In 1802, Legh-Keck married his cousin, Elizabeth Atherton, second daughter and co-heiress of Robert Atherton, MP, of Atherton Hall, Lancashire[7] and Henrietta Maria Legh of Lyme. In 1832, he engaged the architect, George Webster to design extensions and renovate Bank Hall, her ancestral mansion at Bretherton, Lancashire, also installing box pews at St Mary's Church, Tarleton, where he was patron of the living. His wife, Elizabeth Legh-Keck, died at Bank Hall in 1837. He died there, aged 86, on 4 September 1860. He was buried at Stoughton Church.[8]
The Legh-Kecks had no children, so the Bank Hall estates passed to Thomas Atherton Powys (3rd Baron Lilford) and the Stoughton estate to his wife's nephew, Major Henry Littleton Powys-Keck. Thomas Littleton Powys, 4th Baron Lilford, who inherited Bank Hall from his father, the 3rd Baron Lilford, on 15 March 1861 auctioned its contents in April 1861 to cover death duties. Lord Lilford then removed to his family seat at Lilford Hall, Northamptonshire, leaving Bank Hall empty and leasing it out.

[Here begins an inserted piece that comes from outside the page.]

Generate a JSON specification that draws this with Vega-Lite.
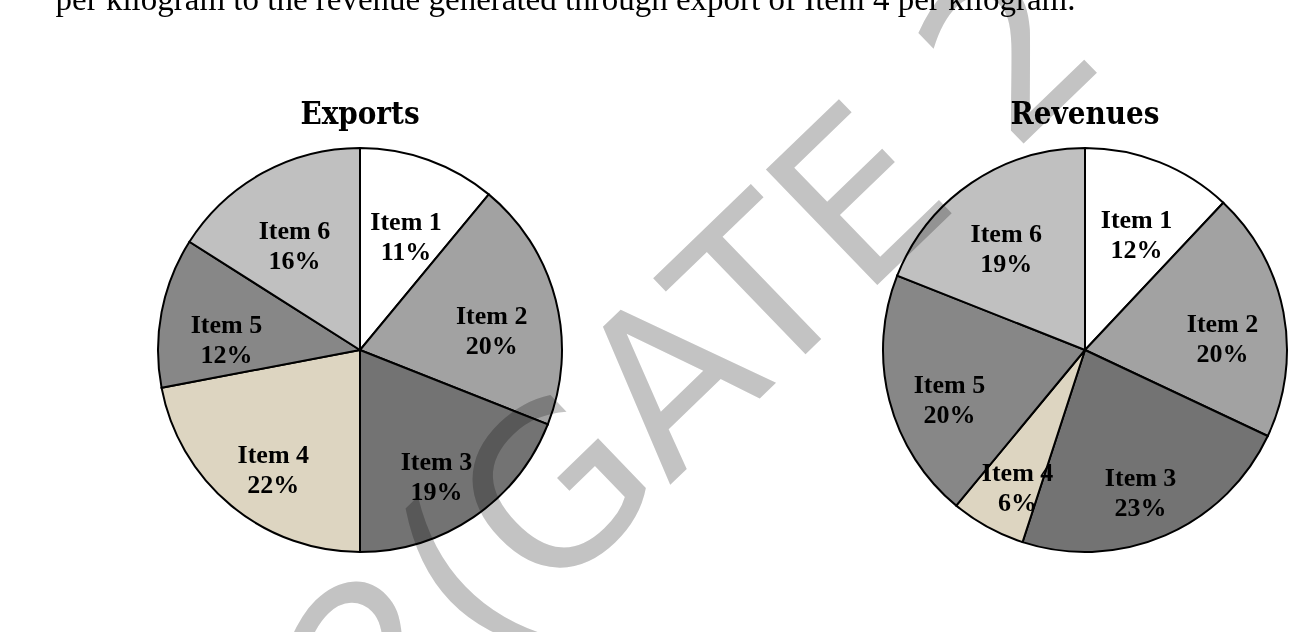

Legh-Keck collected stuffed animals and birds and sets of horns from species worldwide. He also owned a collection of classical-style statuettes and casts of figures by the sculptor Antonio Canova.
In 1830, the artist Thomas Phillips painted a portrait of Legh-Keck which now is at the Leicester Arts and Museums Service Collection.[9]
A large mural painted on the wall of the drawing room at Bank Hall, subject unknown was lost when the roof of the west wing collapsed in the 1980s.
There is a collection of Colonel Legh-Keck's accoutrements held by the Leicestershire Yeomanry Association.[10]